The video [in the original story or on X] shows the glasses in action, with the app correctly identifying and visually blocking out ads on posters, pedestrian billboards, and a newspaper. The captured video also shows the glasses blocking out the brand names on food packaging.
Spanhove says the project is still very early in its production, but “it’s exciting to imagine a future where you control the physical content you see.” Spanhove continues to brainstorm the future of the app in his replies, hinting at future features allowing users to replace the glaring red prohibited square with custom photos or lists from a notes app.
The app is built from libraries and APIs shared by Snap on its Github on its Depth Cache development, making the app, for now, a Snap Spectacles exclusive experience. Apple Vision Pro and Meta Quest enjoyers will need to wait a bit longer for similar experiences to arrive on their screens.

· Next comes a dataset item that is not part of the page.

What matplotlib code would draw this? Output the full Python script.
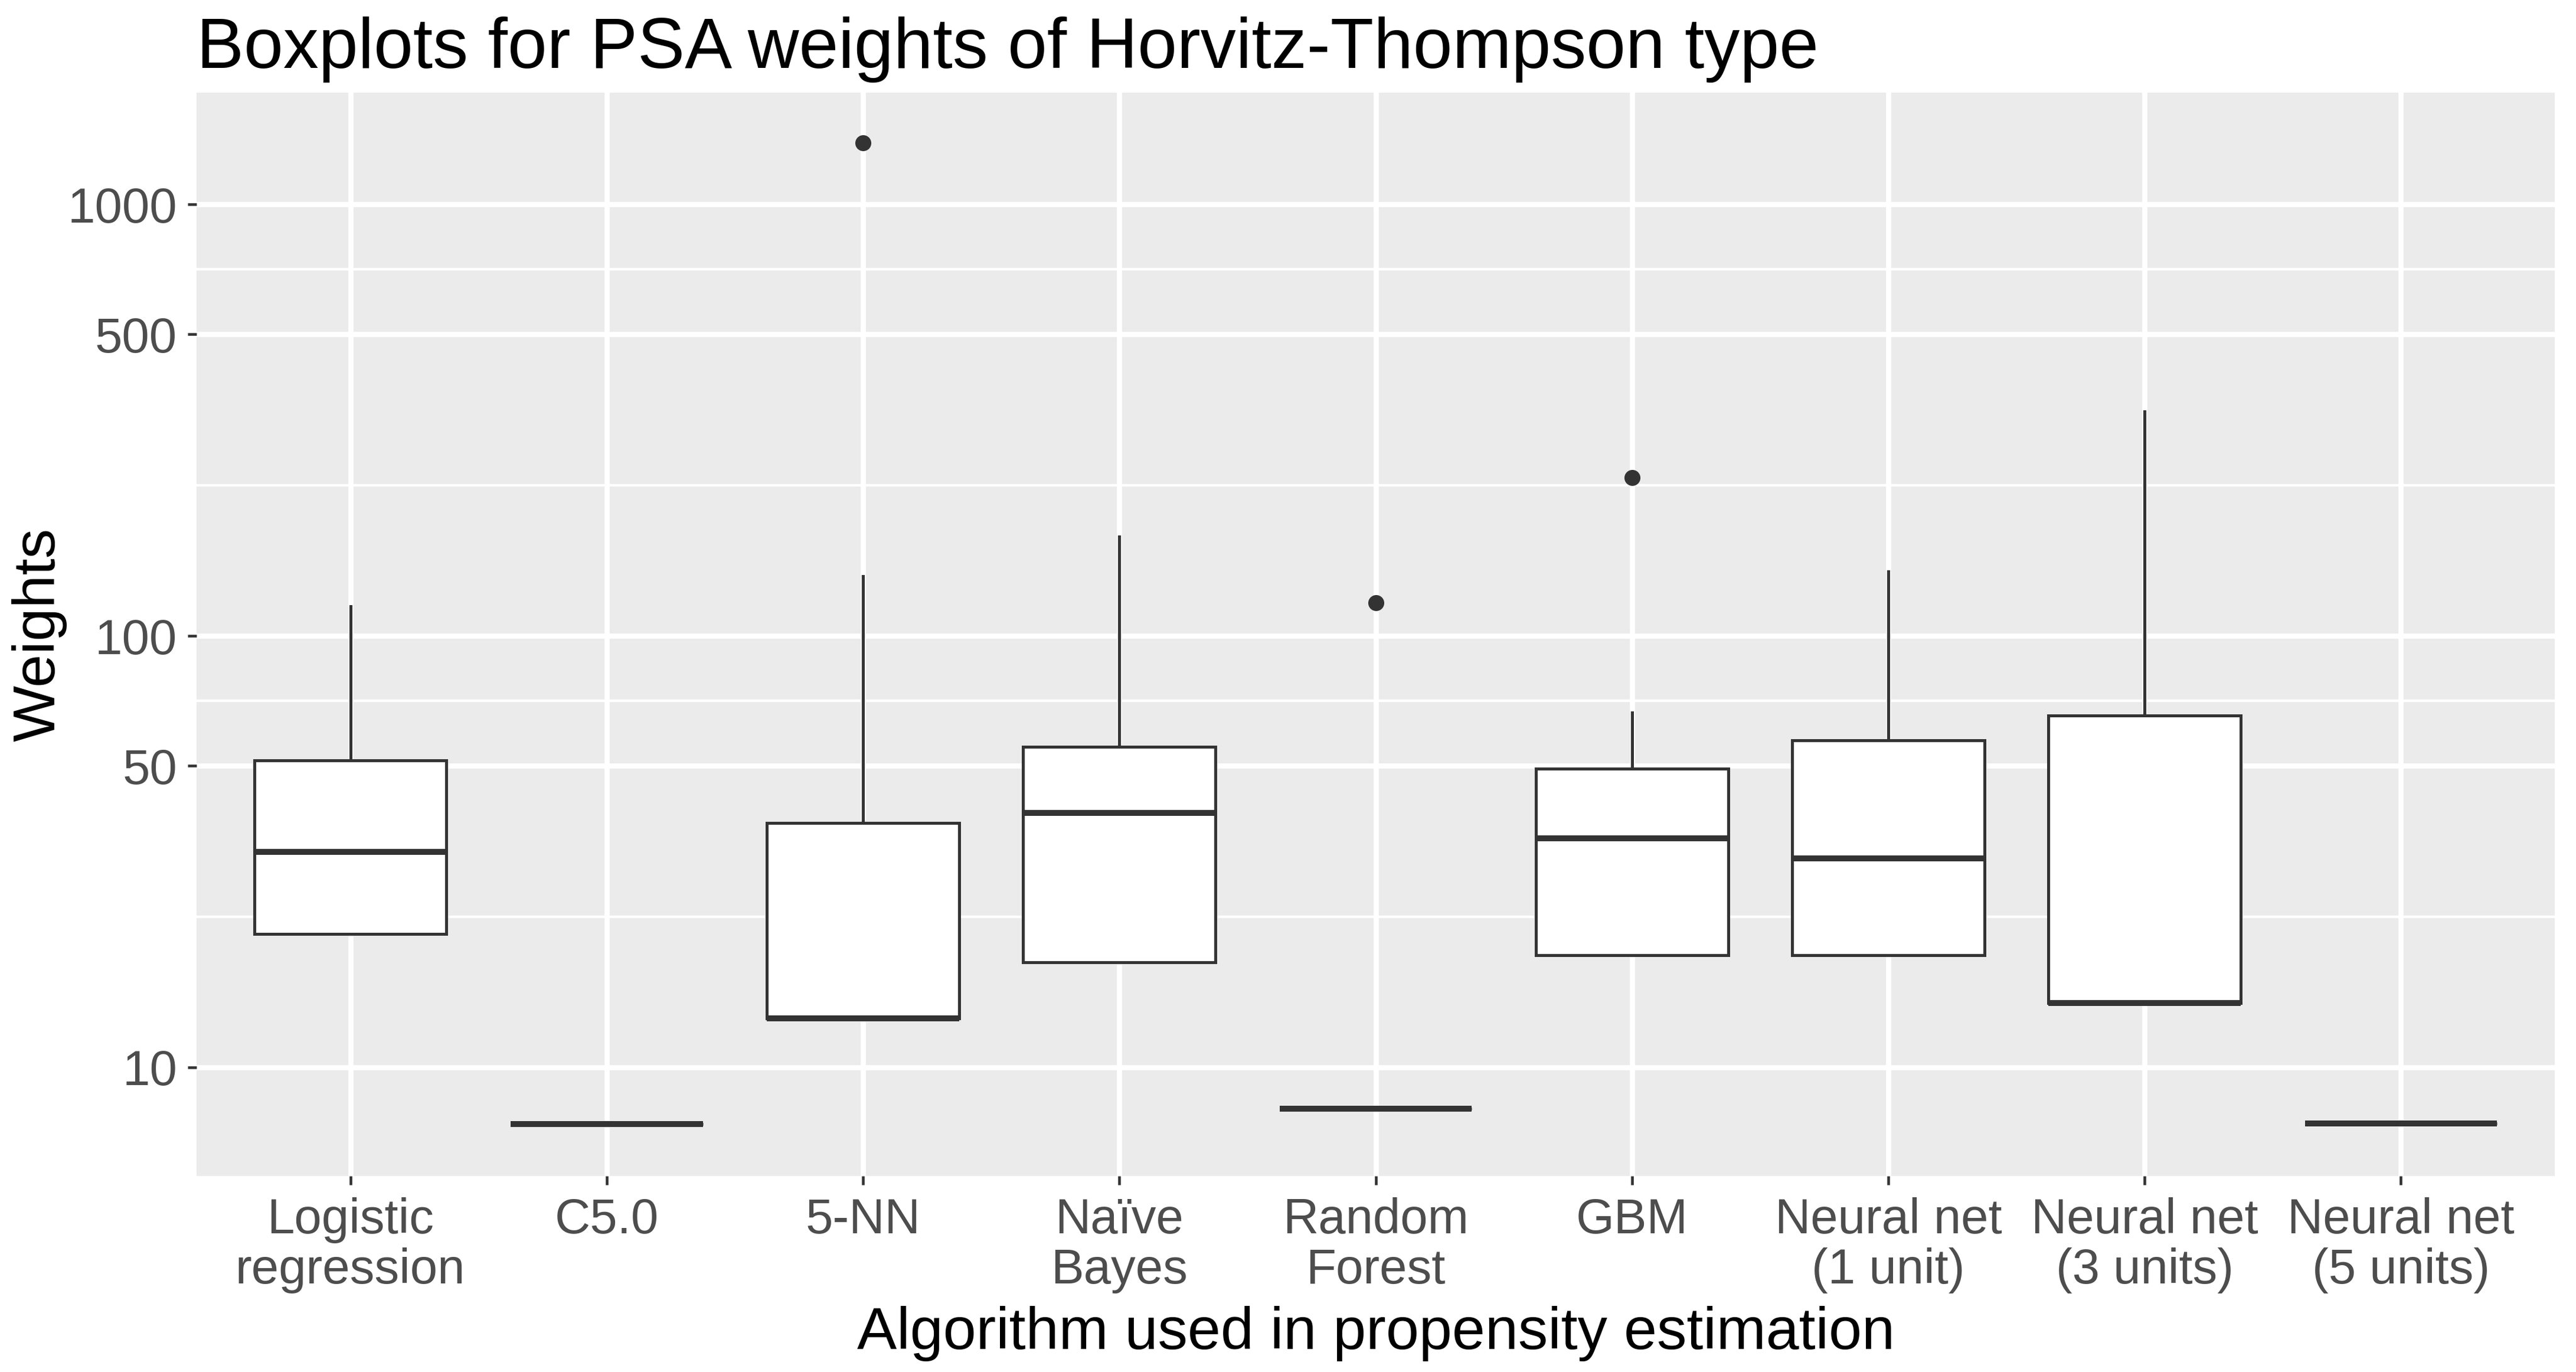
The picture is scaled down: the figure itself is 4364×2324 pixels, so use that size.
import matplotlib
matplotlib.use("Agg")
import matplotlib.pyplot as plt
from matplotlib.ticker import FixedLocator, NullFormatter
import numpy as np

plt.rcParams['font.family'] = ['Liberation Sans', 'DejaVu Sans']

# ---- data ----
categories = ["Logistic\nregression", "C5.0", "5-NN", "Naïve\nBayes", "Random\nForest",
              "GBM", "Neural net\n(1 unit)", "Neural net\n(3 units)", "Neural net\n(5 units)"]
whisker_low = [20.4, 7.4, 13.0, 17.5, 8.03, 18.2, 18.2, 14.1, 7.42]
q1 = [20.4, 7.4, 13.0, 17.5, 8.03, 18.2, 18.2, 14.1, 7.42]
median = [31.6, 7.4, 13.0, 38.9, 8.03, 33.9, 30.5, 14.1, 7.42]
q3 = [51.4, 7.4, 36.8, 55.3, 8.03, 49.3, 57.3, 65.3, 7.42]
whisker_high = [117.0, 7.4, 137.5, 170.0, 8.03, 66.5, 141.0, 331.0, 7.42]
outliers = [[], [], [1390.0], [], [119.5], [233.0], [], [], []]

y_breaks = [10, 50, 100, 500, 1000]
y_labels = ["10", "50", "100", "500", "1000"]
y_limits = (5.6, 1815.0)

title = "Boxplots for PSA weights of Horvitz-Thompson type"
xlab = "Algorithm used in propensity estimation"
ylab = "Weights"

# ---- figure ----
W, H, DPI = 4364, 2324, 300
fig = plt.figure(figsize=(W / DPI, H / DPI), dpi=DPI)
L, R, T, B = 333, 4328, 157, 1992
ax = fig.add_axes([L / W, 1 - B / H, (R - L) / W, (B - T) / H])
ax.set_facecolor("#EBEBEB")
for s in ax.spines.values():
    s.set_visible(False)

stats = []
for i in range(len(categories)):
    stats.append(dict(med=median[i], q1=q1[i], q3=q3[i], whislo=whisker_low[i],
                      whishi=whisker_high[i], fliers=outliers[i]))

positions = np.arange(1, len(categories) + 1)
edge = "#333333"
ax.bxp(stats, positions=positions, widths=0.75, showcaps=False, patch_artist=True,
       boxprops=dict(facecolor="white", edgecolor=edge, linewidth=1.2),
       medianprops=dict(color=edge, linewidth=2.4, solid_capstyle="butt"),
       whiskerprops=dict(color=edge, linewidth=1.2),
       flierprops=dict(marker="o", markerfacecolor=edge, markeredgecolor=edge,
                       markersize=6.0, markeredgewidth=0.5),
       zorder=3)

ax.set_yscale("log")
ax.set_ylim(*y_limits)
ax.set_xlim(0.4, len(categories) + 0.6)
ax.yaxis.set_major_locator(FixedLocator(y_breaks))
ax.set_yticklabels(y_labels)
lb = np.log10(y_breaks)
minor = 10 ** ((lb[:-1] + lb[1:]) / 2)
ax.yaxis.set_minor_locator(FixedLocator(minor))
ax.yaxis.set_minor_formatter(NullFormatter())
ax.set_xticks(positions)
ax.set_xticklabels(categories, linespacing=1.12)

ax.set_axisbelow(True)
ax.grid(which="major", color="white", linewidth=2.1)
ax.grid(which="minor", axis="y", color="white", linewidth=1.05)

ax.tick_params(axis="both", which="major", length=3.6, width=1.1, color=edge,
               labelcolor="#4D4D4D", labelsize=20)
ax.tick_params(axis="x", pad=5.0)
ax.tick_params(axis="y", pad=4.3)
ax.tick_params(which="minor", length=0)

fig.text(L / W, 1 - 115 / H, title, fontsize=28.8, color="black", ha="left", va="baseline")
fig.text((L + R) / 2 / W, 1 - 2285 / H, xlab, fontsize=24.2, color="black",
         ha="center", va="baseline")
fig.text(67 / W, 1 - ((T + B) / 2) / H, ylab, fontsize=24.2, color="black",
         ha="center", va="center", rotation=90)

fig.savefig("out.png", dpi=DPI, facecolor="white")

Snap, best known for its flagship social media app Snapchat, has been developing its AR Spectacles since 2016, though the camera goggles were originally designed to help people capture life events, rather than AR devices. While companies like Microsoft and Meta have abandoned or paused their augmented reality projects in recent months and years, Snap has seemingly been carrying the banner forward, with its fifth-gen Spectacles available for $99 per month for developers.
While mere mortals without development interest will need to wait a bit longer to experience a true They Live anti-propaganda glasses experience, the questions the app raises are perhaps the most interesting part of it. What will a world look like where we can control what, or perhaps who, we see? At least for now, it will look just like the normal world, just with a few extra red rectangles.